According to the article in Propertywire, the number of active listings in Miami-Dade County for the second quarter reached 13,151. This represents 4.9 months of inventory for single-family homes, and 5.8 months for condominiums. Compared to the same period last year, inventory for single-family homes has fallen by 15.9%, but it’s increased by 2.6% for condominiums.

During the second quarter the median sales price for condominiums in Miami-Dade County was $180,000. This is an increase of 11% compared to the previous quarter, and an increase of 18.4% year on year. The median sales price for single family homes increased by 21% in the second quarter compared to the same period last year, to reach $205,650. Prices increased by 9.4% when compared to the first quarter of this year. Over the past year, the average sales price for condominiums and single-family homes increased by 14.9% and 14.2% respectively. The average sale price for condominiums now stands at $352,246, while for single-family homes the average sales price is $446,289.

The last two years in the Miami real estate market have been record-breaking, and it looks as if 2013 will follow a similar pattern.
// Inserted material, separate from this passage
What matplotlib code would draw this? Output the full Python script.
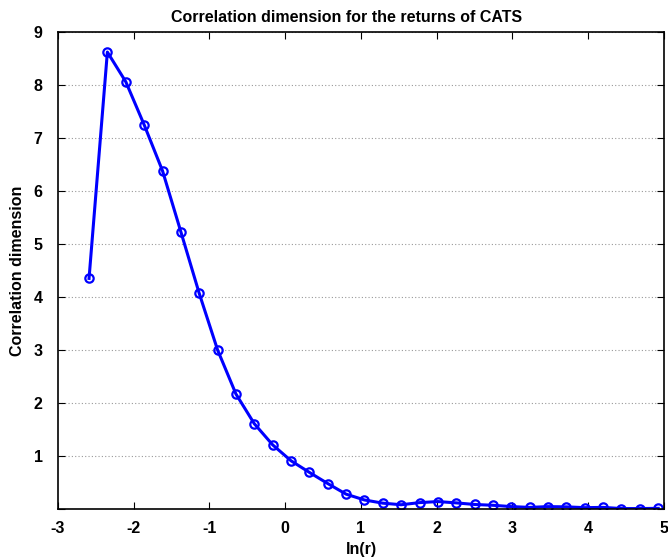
import numpy as np
import matplotlib
matplotlib.use("Agg")
import matplotlib.pyplot as plt

plt.rcParams["font.family"] = ["Liberation Sans", "DejaVu Sans"]
plt.rcParams["font.weight"] = "bold"
plt.rcParams["axes.unicode_minus"] = False

# ln(r) grid and estimated correlation dimension
ln_r = [-2.59, -2.348, -2.105, -1.863, -1.62, -1.378, -1.136, -0.893,
        -0.651, -0.409, -0.166, 0.076, 0.319, 0.561, 0.803, 1.046,
        1.288, 1.53, 1.773, 2.015, 2.258, 2.5, 2.742, 2.985,
        3.227, 3.47, 3.712, 3.954, 4.197, 4.439, 4.682, 4.924]
corr_dim = [4.35, 8.62, 8.06, 7.25, 6.38, 5.23, 4.07, 3.0,
            2.17, 1.61, 1.21, 0.91, 0.69, 0.48, 0.28, 0.17,
            0.11, 0.08, 0.12, 0.14, 0.115, 0.085, 0.07, 0.045,
            0.03, 0.045, 0.04, 0.025, 0.03, 0.008, 0.008, 0.012]

fig = plt.figure(figsize=(6.68, 5.60), dpi=100)
ax = fig.add_axes([0.0868, 0.0911, 0.9072, 0.8519])

ax.plot(ln_r, corr_dim, color="#0000ff", lw=2.2, marker="o", ms=6,
        mfc="none", mec="#0000ff", mew=1.6)

ax.set_xlim(-3, 5)
ax.set_ylim(0, 9)
ax.set_xticks(np.arange(-3, 6, 1))
ax.set_yticks(np.arange(0, 10, 1))
ax.set_yticklabels(["", "1", "2", "3", "4", "5", "6", "7", "8", "9"])
ax.yaxis.grid(True, linestyle=(0, (1, 2)), color="#999999", lw=0.8)
ax.tick_params(direction="in", top=True, right=True, length=5,
               labelsize=11.5, width=0.8)
ax.tick_params(axis="x", pad=9)
ax.tick_params(axis="y", pad=11)
for lbl in ax.get_xticklabels() + ax.get_yticklabels():
    lbl.set_fontweight("bold")
for sp in ax.spines.values():
    sp.set_linewidth(1.2)

ax.set_title("Correlation dimension for the returns of CATS",
             fontsize=11.5, fontweight="bold", pad=7, x=0.476)
ax.set_xlabel("ln(r)", fontsize=11.5, fontweight="bold", labelpad=4)
ax.set_ylabel("Correlation dimension", fontsize=11.5, fontweight="bold",
              labelpad=6)

fig.savefig("out.png", dpi=100)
The number of residential sales of condominiums and single-family homes in Miami-Dade County rose by 13.6% in the second quarter compared to the same period last year, increasing from 7,228 to reach 8,214. Sales rose by 27.2% compared to the previous quarter. During the second quarter of the year sales of existing family homes rose by 19.5% compared to 12 months ago, while sales of existing condominiums increased by 8.9% compared to the second quarter last year.

Apparently sales activity throughout Miami-Dade County is robust across all price ranges, with the one exception being property costing less than $100,000. This end of the market is seeing fewer sales due to a low inventory. As prices begin to recover there are fewer new listings in the lower price brackets. Properties that are priced correctly are selling very quickly, with some receiving multiple offers. During the second quarter of 2013, 62.6% of closed sales were conducted in cash, compared to 65% last year. Cash sales accounted for 75.8% of condominium sales, and 44.7% of single-family home sales. These high figures reflect the fact that 90% of foreigners pay for their homes in cash.